Euzhan Palcy naît le 13 février 1958 à Martinique, passant la plus grande partie de son enfance dans le village du Gros-Morne. Elle y exerce déjà son imaginaire débridé et son désir de cinéma, au contact de films américains visionnés à la salle paroissiale de son village, puis à Fort-de-France. C’est à cette même époque qu’elle découvre l’ouvrage de Joseph ZOBEL, Rue Cases-Négres, dont l’adaptation cinématographique devient une idée fixe pour la jeune fille.

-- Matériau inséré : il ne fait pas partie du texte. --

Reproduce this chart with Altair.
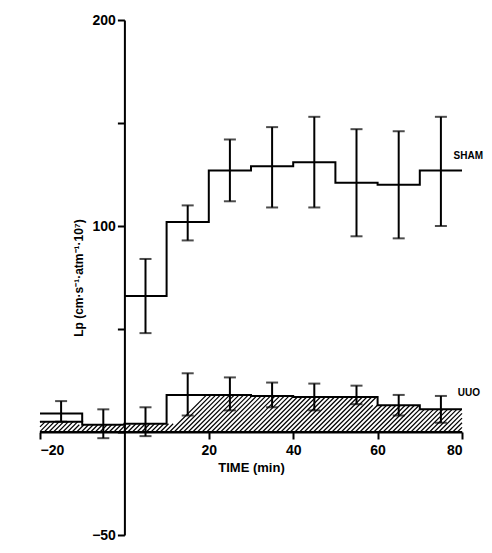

Chemin faisant, Euzhan Palcy s’exerce à la réalisation dès l’âge de dix-sept ans, pour La Messagère (1975), moyen-métrage considéré comme la première dramatique d’Outre-mer, tourné de manière artisanale, en cachette, avec son frère Joël (présent dans Rue Cases-Nègres). Galvanisée par le succès de sa diffusion à la télévision antillaise, la jeune réalisatrice part pour la France poursuivre ses études, à la recherche de cinéastes africains. On la retrouve ainsi au générique de Safrana ou le droit à la parole (Sidney Sokhona) et O Mediana (Constant Gros-Dubois) au poste d’assistant-réalisateur. Cette période d’apprentissage se concrétise par son premier court-métrage, L’atelier du diable (1982), conte initiatique où un enfant ose s’aventurer dans la mystérieuse maison d’un vieil homme considéré comme un « sorcier », vivant reclus avec son coq.

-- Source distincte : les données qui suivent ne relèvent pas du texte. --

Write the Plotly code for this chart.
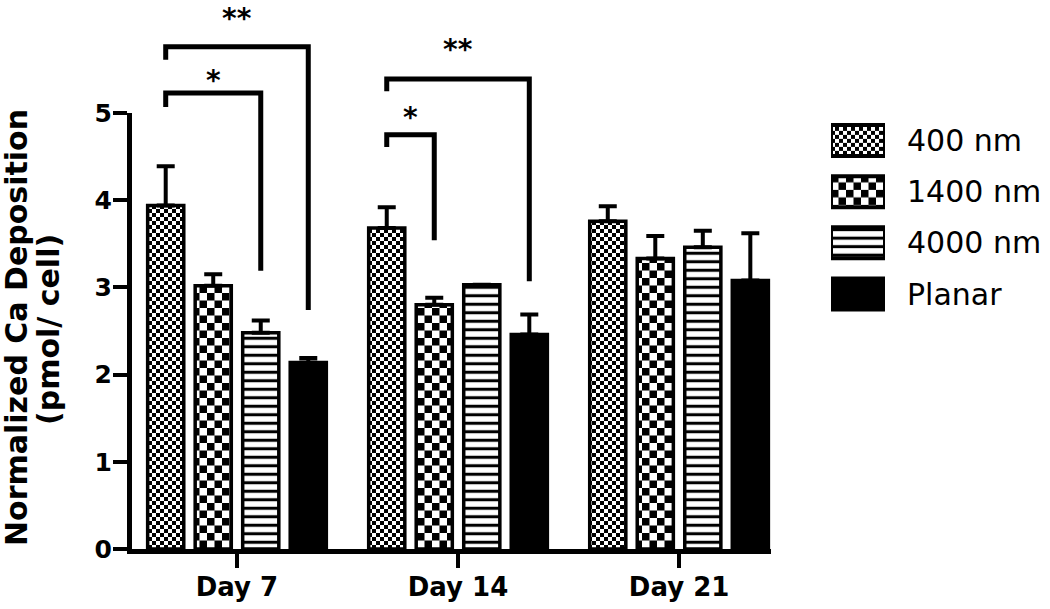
import plotly.graph_objects as go

# ---------------- data ----------------
days = ["Day 7", "Day 14", "Day 21"]
series = ["400 nm", "1400 nm", "4000 nm", "Planar"]

v400 = [3.94, 3.68, 3.76]
e400 = [0.45, 0.24, 0.17]
v1400 = [3.02, 2.80, 3.33]
e1400 = [0.13, 0.08, 0.26]
v4000 = [2.48, 3.03, 3.46]
e4000 = [0.14, 0.00, 0.19]
vplanar = [2.14, 2.46, 3.08]
eplanar = [0.05, 0.23, 0.54]

y_ticks = [0, 1, 2, 3, 4, 5]
y_title = ["Normalized Ca Deposition", "(pmol/ cell)"]

# significance brackets: group index, series from, series to
br_day = [0, 0, 1, 1]
br_from = [0, 0, 0, 0]
br_to = [2, 3, 1, 3]
br_top = [5.23, 5.76, 4.75, 5.39]
br_left_end = [5.07, 5.61, 4.61, 5.25]
br_right_end = [3.19, 2.74, 3.54, 3.07]
br_label = ["*", "**", "*", "**"]
br_label_y = [5.37, 6.08, 4.95, 5.73]

# ---------------- style ----------------
values = [v400, v1400, v4000, vplanar]
errors = [e400, e1400, e4000, eplanar]


def checker(s):
    h = s / 2
    return f"M0,0H{h}V{h}H0Z M{h},{h}H{s}V{s}H{h}Z"


pat_size = [8, 15, 8.5, 8]
pat_solid = [0.5, 0.5, 0.36, 0.5]
pat_shape = ["+", "+", "-", ""]
pat_path = [checker(8), checker(15), None, None]

BARGAP = 0.14
GROUPGAP = 0.24
FONT = "DejaVu Sans"

W, H = 1050, 609
ML, MR, MT, MB = 132, 0, 10, 60
PW = W - ML - MR
PH = H - MT - MB
px_per_unit = 87.2
main_top_frac = 5 * px_per_unit / PH
y2_max = PH / px_per_unit


def sx(px):
    return (px - ML) / PW


def sy(py):
    return (H - MB - py) / PH


xi = list(range(len(days)))

fig = go.Figure()
use_path = True
try:
    go.bar.marker.Pattern(path=pat_path[0])
except Exception:
    use_path = False

for i, (name, vals, errs) in enumerate(zip(series, values, errors)):
    pat = dict(shape=pat_shape[i], size=pat_size[i], solidity=pat_solid[i],
               fgcolor="black", bgcolor="white", fillmode="replace")
    if use_path and pat_path[i]:
        pat = dict(path=pat_path[i], size=pat_size[i], fgcolor="black", bgcolor="white",
                   fillmode="replace")
    fig.add_trace(go.Bar(
        x=xi, y=vals, name=name, showlegend=False,
        xaxis="x", yaxis="y",
        marker=dict(color="black", line=dict(color="black", width=3.5), pattern=pat),
        error_y=dict(type="data", array=errs, arrayminus=[0] * len(errs), symmetric=False,
                     color="black", thickness=4, width=9),
    ))
    # legend swatch for this series
    fig.add_trace(go.Bar(
        y=[name], x=[1], orientation="h", width=0.605, offset=-0.3025,
        xaxis="x3", yaxis="y3", showlegend=False, hoverinfo="skip",
        marker=dict(color="black", line=dict(color="black", width=4), pattern=pat),
    ))

# invisible trace to establish the overlay subplot used for brackets
fig.add_trace(go.Scatter(x=[], y=[], xaxis="x", yaxis="y2", showlegend=False, hoverinfo="skip"))

slot = (1 - BARGAP) / len(series)


def bar_center(day, s):
    return day - (1 - BARGAP) / 2 + slot * (s + 0.5)


shapes = []
annotations = []
for d, a, b, top, le, re, lab, ly in zip(br_day, br_from, br_to, br_top, br_left_end,
                                         br_right_end, br_label, br_label_y):
    x1 = bar_center(d, a)
    x2 = bar_center(d, b)
    shapes.append(dict(type="path", xref="x", yref="y2",
                       path=f"M{x1},{le} L{x1},{top} L{x2},{top} L{x2},{re}",
                       line=dict(color="black", width=5)))
    annotations.append(dict(x=(x1 + x2) / 2, y=ly, xref="x", yref="y2", text=lab,
                            showarrow=False, font=dict(family=FONT, size=28, color="black", weight="bold")))

for txt, cx, cy in zip(y_title, [16, 48], [328, 330]):
    annotations.append(dict(x=sx(cx), y=sy(cy), xref="paper", yref="paper",
                            xanchor="center", yanchor="middle",
                            text=txt, textangle=-90, showarrow=False,
                            font=dict(family=FONT, size=30, color="black", weight="bold")))

x_left, x_right = -0.475, 2.416
fig.update_layout(
    template="none",
    width=W, height=H,
    margin=dict(l=ML, r=MR, t=MT, b=MB, autoexpand=False),
    paper_bgcolor="white", plot_bgcolor="rgba(0,0,0,0)",
    barmode="group", bargap=BARGAP, bargroupgap=GROUPGAP,
    shapes=shapes, annotations=annotations,
    xaxis=dict(domain=[0, 639 / PW], range=[x_left, x_right], anchor="y", automargin=False,
               tickvals=xi, ticktext=days, showgrid=False, zeroline=False,
               showline=True, linecolor="black", linewidth=5,
               ticks="outside", ticklen=14, tickwidth=4, tickcolor="black",
               ticklabelstandoff=-3,
               tickfont=dict(family=FONT, size=26, color="black", weight="bold")),
    yaxis=dict(domain=[0, main_top_frac], range=[0, 5], anchor="x", automargin=False,
               tickvals=y_ticks, showgrid=False, zeroline=False,
               showline=True, linecolor="black", linewidth=5,
               ticks="outside", ticklen=14, tickwidth=4, tickcolor="black",
               ticklabelstandoff=-4,
               tickfont=dict(family=FONT, size=25, color="black", weight="bold")),
    yaxis2=dict(domain=[0, 1], range=[0, y2_max], anchor="x", visible=False, automargin=False),
    xaxis3=dict(domain=[sx(831), sx(885)], range=[0, 1], anchor="y3",
                visible=False, automargin=False),
    yaxis3=dict(domain=[sy(319.6), sy(114.9)], anchor="x3",
                type="category", categoryorder="array", categoryarray=series,
                autorange="reversed", side="right", automargin=False,
                showline=False, showgrid=False, zeroline=False, ticks="",
                ticklabelstandoff=21,
                tickfont=dict(family=FONT, size=30, color="black")),
)

fig.write_html("out.html", config={"displayModeBar": False},
               post_script="document.body.style.margin='0';document.body.style.overflow='hidden';")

Peu après, sa rencontre avec le producteur Claude Nedjar (Lacombe Lucien, La Guerre du Feu) est décisive pour concrétiser son rêve, soutenue par François Truffaut. Description passionnée d’une époque charnière de la colonisation, tourné en créole, sur le quotidien d’une grand-mère se tuant à la tâche pour que son petit-fils puisse réussir ses études, Rue Cases-Nègres est récompensé de nombreuses fois en festivals, et est distingué par le prix de la meilleure première œuvre aux Césars en 1984, ainsi qu’à la Mostra de Venise. Après François Truffaut, c’est un autre personnalité de choix qui soutient Palcy, soit Robert Redford, qui la propulse à la deuxième édition du laboratoire de Sundance. Doté d’un budget bien plus conséquent (20 millions de dollars contre 500 000 dollars pour Rue Cases-Nègres), son deuxième long-métrage, Une Saison Blanche et sèche, est adapté d’André Brink, un plaidoyer contre l’Apartheid en Afrique du Sud où se croise Marlon Brando et Donald Sutherland.

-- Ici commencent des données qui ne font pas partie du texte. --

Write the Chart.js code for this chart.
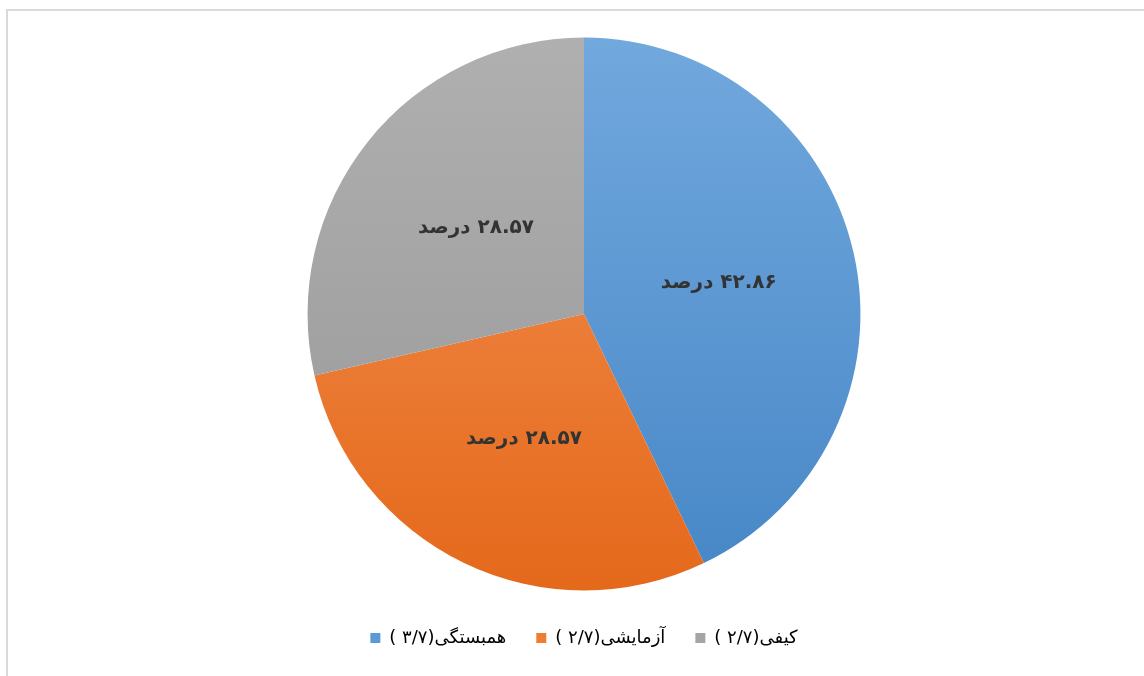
<!DOCTYPE html>
<html>
<head>
<meta charset="utf-8">
<script src="https://cdn.jsdelivr.net/npm/chart.js@4.4.1/dist/chart.umd.min.js"></script>
<style>
  html, body { margin: 0; padding: 0; background: #fff; }
  #frame {
    position: absolute; left: 6px; top: 9px; width: 1140px; height: 670px;
    border-left: 2px solid #d9d9d9; border-top: 2px solid #d9d9d9;
  }
  #wrap { position: absolute; left: 0; top: 0; width: 1138px; height: 667px; }
</style>
</head>
<body>
<div id="frame"><div id="wrap"><canvas id="pie"></canvas></div></div>
<script>
// categories and values (percent)
const categories = ["همبستگی(۳/۷ )", "آزمایشی(۲/۷ )", "کیفی(۲/۷ )"];
const values = [42.86, 28.57, 28.57];
const valueLabels = ["۴۲.۸۶ درصد", "۲۸.۵۷ درصد", "۲۸.۵۷ درصد"];

const topColors = ["#72a9de", "#f49355", "#b0b0b0"];
const bottomColors = ["#4686c6", "#e4681a", "#979797"];
const legendColors = ["#5b9bd5", "#ed7d31", "#a5a5a5"];

function sliceFill(context) {
    const chart = context.chart;
    const area = chart.chartArea;
    const i = context.dataIndex;
    if (!area) return legendColors[i];
    const g = chart.ctx.createLinearGradient(0, area.top, 0, area.bottom);
    g.addColorStop(0, topColors[i]);
    g.addColorStop(1, bottomColors[i]);
    return g;
}

// draw the value labels inside each slice
const sliceLabels = {
    id: "sliceLabels",
    afterDatasetsDraw(chart) {
        const ctx = chart.ctx;
        const meta = chart.getDatasetMeta(0);
        ctx.save();
        ctx.font = "bold 20px 'DejaVu Sans'";
        ctx.fillStyle = "#333333";
        ctx.textAlign = "center";
        ctx.textBaseline = "middle";
        ctx.direction = "rtl";
        meta.data.forEach((arc, i) => {
            const p = arc.getProps(["x", "y", "startAngle", "endAngle", "outerRadius"], true);
            const mid = (p.startAngle + p.endAngle) / 2;
            const r = p.outerRadius * 0.5;
            ctx.fillText(valueLabels[i], p.x + Math.cos(mid) * r, p.y + Math.sin(mid) * r);
        });
        ctx.restore();
    }
};

new Chart(document.getElementById("pie"), {
    type: "pie",
    data: {
        labels: categories,
        datasets: [{
            data: values,
            backgroundColor: sliceFill,
            borderWidth: 0,
            radius: "97%"
        }]
    },
    options: {
        responsive: true,
        maintainAspectRatio: false,
        animation: false,
        layout: { padding: { top: 18, bottom: 21, left: 14 } },
        plugins: {
            tooltip: { enabled: false },
            legend: {
                position: "bottom",
                textDirection: "rtl",
                labels: {
                    boxWidth: 10,
                    boxHeight: 10,
                    padding: 30,
                    color: "#6b6b6b",
                    font: { family: "'DejaVu Sans'", size: 18 },
                    generateLabels(chart) {
                        return categories.map((c, i) => ({
                            text: c,
                            fillStyle: legendColors[i],
                            strokeStyle: legendColors[i],
                            lineWidth: 0,
                            index: i
                        }));
                    }
                }
            }
        }
    },
    plugins: [sliceLabels]
});
</script>
</body>
</html>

Après le succès critique de ce deuxième essai, Euzhan Palcy s’engage peu à peu dans la voie du documentaire au cours des années 1990, s’impliquant toujours dans la mise en valeur de la culture et l’Histoire des populations d’Outre-mer. Si Siméon raconte la vie d’un jeune musicien créole sur le ton de la fiction, Aimée Césaire : une voix pour l’histoire est une série de trois documentaires sur le célèbre poète et politique martiniquais. Tout comme Parcours de dissidents, hommage aux dissidents Antillais et à leur action au sein de l'Histoire, au son de la voix de Gérard Depardieu. Quant aux Mariées de l’île Bourbon, cette fiction télévisuelle raconte l’installation des colons français en Martinique et du métissage de la population par le mariage de ces derniers avec les esclaves venus de Madagascar.